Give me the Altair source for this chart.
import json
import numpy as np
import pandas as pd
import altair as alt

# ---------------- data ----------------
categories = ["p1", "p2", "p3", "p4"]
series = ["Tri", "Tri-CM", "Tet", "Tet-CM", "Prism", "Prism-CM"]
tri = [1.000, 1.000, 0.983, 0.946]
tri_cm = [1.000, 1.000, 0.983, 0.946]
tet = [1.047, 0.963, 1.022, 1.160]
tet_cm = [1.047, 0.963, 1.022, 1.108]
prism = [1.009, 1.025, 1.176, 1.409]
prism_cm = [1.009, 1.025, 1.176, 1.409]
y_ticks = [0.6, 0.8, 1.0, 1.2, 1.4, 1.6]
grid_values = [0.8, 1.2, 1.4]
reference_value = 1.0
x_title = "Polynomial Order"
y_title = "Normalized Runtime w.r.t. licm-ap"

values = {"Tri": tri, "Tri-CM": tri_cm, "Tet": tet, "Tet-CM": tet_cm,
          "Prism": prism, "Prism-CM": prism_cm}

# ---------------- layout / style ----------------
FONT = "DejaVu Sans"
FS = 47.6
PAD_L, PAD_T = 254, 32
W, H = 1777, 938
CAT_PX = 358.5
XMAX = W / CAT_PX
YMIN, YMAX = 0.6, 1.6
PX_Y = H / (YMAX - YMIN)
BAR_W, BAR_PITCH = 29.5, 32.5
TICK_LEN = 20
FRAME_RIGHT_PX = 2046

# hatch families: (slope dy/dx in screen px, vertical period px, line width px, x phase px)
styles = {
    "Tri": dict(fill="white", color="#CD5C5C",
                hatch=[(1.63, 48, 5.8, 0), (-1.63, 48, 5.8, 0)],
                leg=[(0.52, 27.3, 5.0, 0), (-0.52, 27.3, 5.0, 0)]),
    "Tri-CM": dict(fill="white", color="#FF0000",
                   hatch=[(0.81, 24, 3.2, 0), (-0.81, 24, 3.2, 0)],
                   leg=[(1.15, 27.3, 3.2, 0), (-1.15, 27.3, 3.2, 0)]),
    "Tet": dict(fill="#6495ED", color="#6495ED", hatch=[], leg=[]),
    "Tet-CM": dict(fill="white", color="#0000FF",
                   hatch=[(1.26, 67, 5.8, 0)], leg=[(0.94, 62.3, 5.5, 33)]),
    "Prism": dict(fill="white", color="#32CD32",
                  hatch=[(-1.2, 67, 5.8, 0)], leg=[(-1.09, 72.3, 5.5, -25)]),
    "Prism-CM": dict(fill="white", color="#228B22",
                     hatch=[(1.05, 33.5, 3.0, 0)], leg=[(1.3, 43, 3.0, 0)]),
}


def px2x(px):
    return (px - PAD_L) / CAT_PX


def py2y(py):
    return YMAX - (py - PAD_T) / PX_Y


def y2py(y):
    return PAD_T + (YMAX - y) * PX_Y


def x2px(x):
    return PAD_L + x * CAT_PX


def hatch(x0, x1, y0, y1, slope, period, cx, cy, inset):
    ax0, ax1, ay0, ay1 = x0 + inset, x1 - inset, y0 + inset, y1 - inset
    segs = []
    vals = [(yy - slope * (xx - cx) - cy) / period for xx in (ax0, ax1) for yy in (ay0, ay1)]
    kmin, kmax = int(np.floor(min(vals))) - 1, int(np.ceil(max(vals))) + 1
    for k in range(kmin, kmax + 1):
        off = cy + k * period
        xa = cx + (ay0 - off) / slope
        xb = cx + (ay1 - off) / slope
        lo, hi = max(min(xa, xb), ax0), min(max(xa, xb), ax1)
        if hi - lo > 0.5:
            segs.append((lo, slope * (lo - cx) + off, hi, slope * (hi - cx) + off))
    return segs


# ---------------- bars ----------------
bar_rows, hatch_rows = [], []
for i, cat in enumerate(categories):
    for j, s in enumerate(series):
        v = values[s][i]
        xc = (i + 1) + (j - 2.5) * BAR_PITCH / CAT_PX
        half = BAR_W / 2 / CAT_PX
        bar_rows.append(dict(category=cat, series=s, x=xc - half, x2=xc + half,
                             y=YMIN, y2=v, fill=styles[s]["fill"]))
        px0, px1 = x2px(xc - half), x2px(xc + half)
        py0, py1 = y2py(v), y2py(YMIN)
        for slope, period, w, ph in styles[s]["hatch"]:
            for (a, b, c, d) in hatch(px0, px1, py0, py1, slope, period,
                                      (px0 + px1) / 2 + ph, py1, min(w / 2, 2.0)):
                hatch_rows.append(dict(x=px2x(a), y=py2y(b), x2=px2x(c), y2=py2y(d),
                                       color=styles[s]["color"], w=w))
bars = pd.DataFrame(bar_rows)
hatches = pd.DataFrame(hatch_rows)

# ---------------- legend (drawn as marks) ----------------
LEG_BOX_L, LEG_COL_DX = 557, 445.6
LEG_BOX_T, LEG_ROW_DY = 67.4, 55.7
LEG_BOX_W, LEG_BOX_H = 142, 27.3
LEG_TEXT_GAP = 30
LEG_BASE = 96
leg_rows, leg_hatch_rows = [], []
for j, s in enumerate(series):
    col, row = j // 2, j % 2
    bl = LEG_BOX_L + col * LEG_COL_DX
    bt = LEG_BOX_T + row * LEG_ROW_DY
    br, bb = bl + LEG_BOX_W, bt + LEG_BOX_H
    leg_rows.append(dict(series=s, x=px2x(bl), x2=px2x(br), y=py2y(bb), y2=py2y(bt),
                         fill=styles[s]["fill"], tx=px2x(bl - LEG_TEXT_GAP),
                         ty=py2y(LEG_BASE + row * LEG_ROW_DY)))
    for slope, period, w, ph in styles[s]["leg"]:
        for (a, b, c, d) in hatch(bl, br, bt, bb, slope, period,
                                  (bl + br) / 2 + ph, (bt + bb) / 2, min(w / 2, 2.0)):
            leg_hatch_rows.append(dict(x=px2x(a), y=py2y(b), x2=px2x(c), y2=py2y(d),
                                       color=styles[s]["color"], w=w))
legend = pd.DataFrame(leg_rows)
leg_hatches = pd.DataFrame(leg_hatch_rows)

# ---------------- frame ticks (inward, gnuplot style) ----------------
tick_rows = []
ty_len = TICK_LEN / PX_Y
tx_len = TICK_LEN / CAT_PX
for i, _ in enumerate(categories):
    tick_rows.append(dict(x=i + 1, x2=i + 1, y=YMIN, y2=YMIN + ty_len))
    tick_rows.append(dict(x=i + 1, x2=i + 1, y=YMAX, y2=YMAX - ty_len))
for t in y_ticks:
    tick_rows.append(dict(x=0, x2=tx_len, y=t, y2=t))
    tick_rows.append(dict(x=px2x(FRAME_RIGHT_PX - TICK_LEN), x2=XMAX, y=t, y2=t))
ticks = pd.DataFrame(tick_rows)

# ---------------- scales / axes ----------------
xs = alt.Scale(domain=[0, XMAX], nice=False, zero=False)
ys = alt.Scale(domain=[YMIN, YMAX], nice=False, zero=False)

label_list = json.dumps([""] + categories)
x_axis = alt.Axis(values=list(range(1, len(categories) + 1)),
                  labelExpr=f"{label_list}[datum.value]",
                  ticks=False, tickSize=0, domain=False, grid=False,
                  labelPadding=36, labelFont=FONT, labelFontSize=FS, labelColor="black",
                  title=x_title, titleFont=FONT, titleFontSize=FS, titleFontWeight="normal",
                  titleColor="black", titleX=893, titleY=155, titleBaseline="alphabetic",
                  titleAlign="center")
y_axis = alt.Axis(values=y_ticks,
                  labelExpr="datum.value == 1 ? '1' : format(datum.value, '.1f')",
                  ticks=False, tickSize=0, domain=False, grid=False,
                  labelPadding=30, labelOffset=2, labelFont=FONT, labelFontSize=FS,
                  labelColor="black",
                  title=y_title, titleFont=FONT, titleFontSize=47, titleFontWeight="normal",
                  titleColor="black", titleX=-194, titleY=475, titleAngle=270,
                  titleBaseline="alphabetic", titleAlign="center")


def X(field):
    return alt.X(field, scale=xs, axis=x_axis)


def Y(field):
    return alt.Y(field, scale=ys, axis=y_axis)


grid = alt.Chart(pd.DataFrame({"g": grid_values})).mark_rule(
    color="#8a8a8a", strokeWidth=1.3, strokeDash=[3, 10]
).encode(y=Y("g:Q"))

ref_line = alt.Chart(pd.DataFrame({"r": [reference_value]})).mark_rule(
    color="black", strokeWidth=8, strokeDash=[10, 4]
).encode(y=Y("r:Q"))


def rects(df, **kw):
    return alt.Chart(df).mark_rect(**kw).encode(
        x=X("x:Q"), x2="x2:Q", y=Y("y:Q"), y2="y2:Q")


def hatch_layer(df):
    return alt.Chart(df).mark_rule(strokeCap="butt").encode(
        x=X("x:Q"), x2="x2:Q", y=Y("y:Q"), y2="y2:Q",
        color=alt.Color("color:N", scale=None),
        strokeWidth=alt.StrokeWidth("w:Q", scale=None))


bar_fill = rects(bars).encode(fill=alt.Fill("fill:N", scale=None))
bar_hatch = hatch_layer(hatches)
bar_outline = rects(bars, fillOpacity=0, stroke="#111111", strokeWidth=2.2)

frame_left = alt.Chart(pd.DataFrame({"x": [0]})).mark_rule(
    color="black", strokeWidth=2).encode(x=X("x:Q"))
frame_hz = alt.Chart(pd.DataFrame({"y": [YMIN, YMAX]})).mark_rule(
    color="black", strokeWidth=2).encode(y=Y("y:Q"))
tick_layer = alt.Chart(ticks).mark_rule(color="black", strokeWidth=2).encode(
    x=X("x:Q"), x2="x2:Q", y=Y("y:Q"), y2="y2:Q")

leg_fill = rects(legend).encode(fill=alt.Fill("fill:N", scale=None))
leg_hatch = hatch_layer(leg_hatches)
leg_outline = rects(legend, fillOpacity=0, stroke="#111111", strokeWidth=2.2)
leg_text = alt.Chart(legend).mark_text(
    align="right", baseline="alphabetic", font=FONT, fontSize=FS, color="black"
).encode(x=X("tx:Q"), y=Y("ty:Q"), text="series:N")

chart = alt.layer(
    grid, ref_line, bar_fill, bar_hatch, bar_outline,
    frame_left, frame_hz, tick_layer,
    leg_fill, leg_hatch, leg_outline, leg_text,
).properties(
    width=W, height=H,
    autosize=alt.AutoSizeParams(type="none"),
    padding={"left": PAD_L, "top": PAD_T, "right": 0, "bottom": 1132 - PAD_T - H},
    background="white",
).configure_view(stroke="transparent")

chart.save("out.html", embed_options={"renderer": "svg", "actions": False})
...
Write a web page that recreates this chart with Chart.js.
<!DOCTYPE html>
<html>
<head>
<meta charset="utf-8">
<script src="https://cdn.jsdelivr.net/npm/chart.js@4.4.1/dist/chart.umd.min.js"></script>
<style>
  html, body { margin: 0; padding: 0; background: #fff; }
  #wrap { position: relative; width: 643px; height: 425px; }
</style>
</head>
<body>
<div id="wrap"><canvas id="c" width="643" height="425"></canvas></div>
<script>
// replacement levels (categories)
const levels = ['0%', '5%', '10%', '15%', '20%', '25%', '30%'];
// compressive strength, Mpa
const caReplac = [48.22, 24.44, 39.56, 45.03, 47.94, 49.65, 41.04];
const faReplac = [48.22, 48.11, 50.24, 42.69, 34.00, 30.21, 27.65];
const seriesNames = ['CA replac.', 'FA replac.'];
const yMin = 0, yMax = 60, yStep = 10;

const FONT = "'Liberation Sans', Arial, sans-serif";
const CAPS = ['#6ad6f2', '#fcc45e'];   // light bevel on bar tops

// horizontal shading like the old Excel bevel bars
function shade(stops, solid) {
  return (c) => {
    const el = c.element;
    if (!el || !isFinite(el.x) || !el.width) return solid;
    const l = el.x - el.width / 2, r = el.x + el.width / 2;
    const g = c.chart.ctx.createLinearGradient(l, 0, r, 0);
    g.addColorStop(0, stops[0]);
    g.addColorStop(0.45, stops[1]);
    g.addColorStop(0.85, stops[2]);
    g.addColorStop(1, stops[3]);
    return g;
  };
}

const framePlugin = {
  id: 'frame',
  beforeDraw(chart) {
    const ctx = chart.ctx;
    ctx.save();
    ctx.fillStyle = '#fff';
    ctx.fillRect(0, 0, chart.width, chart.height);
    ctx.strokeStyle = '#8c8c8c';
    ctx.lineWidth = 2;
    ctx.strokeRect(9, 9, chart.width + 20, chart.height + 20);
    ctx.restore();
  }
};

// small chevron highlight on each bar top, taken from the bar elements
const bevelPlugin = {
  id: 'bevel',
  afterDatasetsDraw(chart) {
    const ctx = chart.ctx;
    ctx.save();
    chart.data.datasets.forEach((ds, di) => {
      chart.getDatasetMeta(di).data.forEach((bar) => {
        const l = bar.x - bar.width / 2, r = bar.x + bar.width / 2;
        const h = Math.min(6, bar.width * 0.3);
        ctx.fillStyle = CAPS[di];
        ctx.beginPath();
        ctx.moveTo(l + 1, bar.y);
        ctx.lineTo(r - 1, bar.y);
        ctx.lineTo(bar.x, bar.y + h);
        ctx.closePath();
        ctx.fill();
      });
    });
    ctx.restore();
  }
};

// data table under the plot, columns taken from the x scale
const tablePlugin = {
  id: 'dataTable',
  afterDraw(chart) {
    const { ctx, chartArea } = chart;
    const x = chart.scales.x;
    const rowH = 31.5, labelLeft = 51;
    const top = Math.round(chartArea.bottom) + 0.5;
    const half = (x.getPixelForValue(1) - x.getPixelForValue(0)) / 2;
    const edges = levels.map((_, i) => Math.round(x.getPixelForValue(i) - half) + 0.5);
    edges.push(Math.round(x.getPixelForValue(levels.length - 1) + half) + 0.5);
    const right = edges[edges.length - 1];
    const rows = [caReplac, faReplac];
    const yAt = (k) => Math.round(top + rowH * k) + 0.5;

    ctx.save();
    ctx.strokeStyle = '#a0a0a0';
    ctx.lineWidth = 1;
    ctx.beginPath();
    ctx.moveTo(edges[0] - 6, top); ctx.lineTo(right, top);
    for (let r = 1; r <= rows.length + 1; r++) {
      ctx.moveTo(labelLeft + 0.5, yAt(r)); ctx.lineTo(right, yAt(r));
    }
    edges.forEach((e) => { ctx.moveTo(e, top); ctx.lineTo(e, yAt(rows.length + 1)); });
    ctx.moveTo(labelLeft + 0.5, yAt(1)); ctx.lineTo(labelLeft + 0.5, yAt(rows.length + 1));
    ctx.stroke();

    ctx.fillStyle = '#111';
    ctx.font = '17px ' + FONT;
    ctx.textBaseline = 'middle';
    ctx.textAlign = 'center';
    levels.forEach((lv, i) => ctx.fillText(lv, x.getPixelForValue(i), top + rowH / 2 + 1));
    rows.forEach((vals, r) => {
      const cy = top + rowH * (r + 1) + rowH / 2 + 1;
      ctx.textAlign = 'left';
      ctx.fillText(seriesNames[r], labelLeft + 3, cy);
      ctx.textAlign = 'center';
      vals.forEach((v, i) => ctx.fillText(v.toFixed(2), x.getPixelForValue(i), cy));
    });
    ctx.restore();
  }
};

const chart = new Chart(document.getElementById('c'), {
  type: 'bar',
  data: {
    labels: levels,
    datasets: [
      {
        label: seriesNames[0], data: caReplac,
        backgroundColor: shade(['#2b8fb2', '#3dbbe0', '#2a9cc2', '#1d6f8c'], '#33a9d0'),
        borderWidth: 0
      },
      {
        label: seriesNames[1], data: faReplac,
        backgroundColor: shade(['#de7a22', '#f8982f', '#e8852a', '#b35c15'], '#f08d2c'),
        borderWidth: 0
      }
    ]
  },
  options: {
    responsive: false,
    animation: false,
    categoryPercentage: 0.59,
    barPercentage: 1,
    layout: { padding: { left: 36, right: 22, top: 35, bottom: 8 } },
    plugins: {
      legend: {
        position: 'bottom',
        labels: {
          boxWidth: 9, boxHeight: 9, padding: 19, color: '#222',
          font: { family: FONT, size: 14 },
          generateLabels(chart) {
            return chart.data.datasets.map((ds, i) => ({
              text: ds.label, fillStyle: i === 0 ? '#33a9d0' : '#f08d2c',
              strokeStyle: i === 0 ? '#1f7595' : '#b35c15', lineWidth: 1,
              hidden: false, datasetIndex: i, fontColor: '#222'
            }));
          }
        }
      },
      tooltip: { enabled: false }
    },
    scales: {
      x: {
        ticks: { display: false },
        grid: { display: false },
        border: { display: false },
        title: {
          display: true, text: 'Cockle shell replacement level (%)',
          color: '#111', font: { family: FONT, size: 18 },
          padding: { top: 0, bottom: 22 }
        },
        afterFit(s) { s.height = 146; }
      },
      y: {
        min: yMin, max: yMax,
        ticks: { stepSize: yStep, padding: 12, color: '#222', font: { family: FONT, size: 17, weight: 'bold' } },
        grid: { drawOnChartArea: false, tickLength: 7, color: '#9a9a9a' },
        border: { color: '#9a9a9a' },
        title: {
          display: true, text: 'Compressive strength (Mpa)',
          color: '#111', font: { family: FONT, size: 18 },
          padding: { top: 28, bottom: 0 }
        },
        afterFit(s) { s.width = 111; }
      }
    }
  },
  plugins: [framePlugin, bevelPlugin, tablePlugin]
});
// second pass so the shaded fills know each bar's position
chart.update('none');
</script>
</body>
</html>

▸ **Directive**
As listed above, the lines from the line with "Give me the Altair source for this chart." to the line with "import altair as alt" are to be echoed exactly, with both ends included and nothing added.

▸ **Answer below**
Give me the Altair source for this chart.
import json
import numpy as np
import pandas as pd
import altair as alt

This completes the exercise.